6. Relationships to Broader Research Domains

While primarily developed for ad retrieval, similar engineering motifs are evident in other domains requiring high-throughput, explicit feature-matched scoring. For example, GPU-accelerated feature-based registration systems in SLAM (e.g., FeatSense (Gaal et al., 2023)) employ analogous techniques of data partitioning, block scheduling, and atomic memory operations to maintain real-time volumetric fusion (TSDF) or point cloud alignment. Both paradigms exploit data sparsity, memory alignment, and kernel fusion to surmount memory bandwidth and thread divergence.
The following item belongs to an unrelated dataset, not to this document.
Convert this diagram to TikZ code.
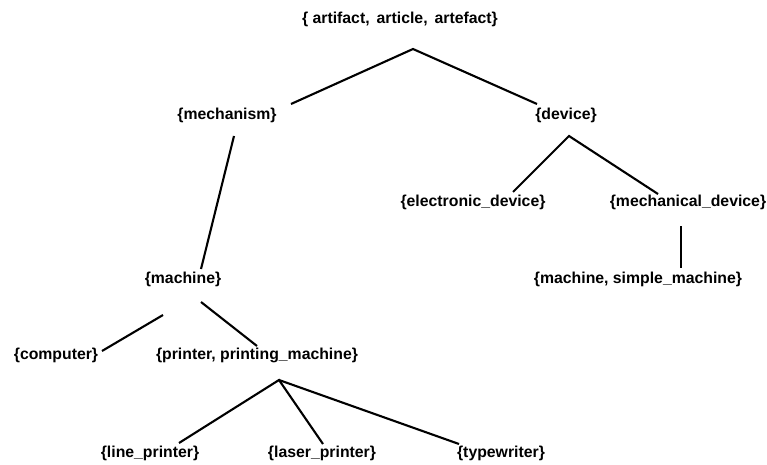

A key distinction is that the retrieval context achieves high model expressivity in candidate scoring via explicit cross-feature accumulation, whereas registration pipelines deploy GPU computation for TSDF fusion and mapping, with feature-matching primarily CPU-bound. Nevertheless, efficient GPU-based feature interaction remains critical for high-frequency, high-cardinality inference across multi-modal data.

7. Limitations and Practical Considerations

Explicit feature interaction via GPU-accelerated inverted lists achieves low-latency, wide × deep capacity under both memory and QPS constraints, but imposes certain requirements:

Posting lists must be highly sparse to ensure predictable memory usage and enable aggressive index compression.
For index updates (e.g., ad addition/removal), periodic full rebuilds and atomic swaps into device memory are necessary.
Explicit cross-feature indexing is amenable to horizontal scaling and easy context isolation, but modeling efficacy is bounded by the representational granularity of included cross-features.
The technique is most effective when the candidate universe is static or only slowly evolving; highly dynamic catalogs may increase index rebuild overhead.

Within these parameters, co-designed model and system architectures for GPU-based feature interaction provide a practical and robust solution for matching the retrieval-stage latency envelope with near-optimal model expressivity (Lei et al., 27 Nov 2025).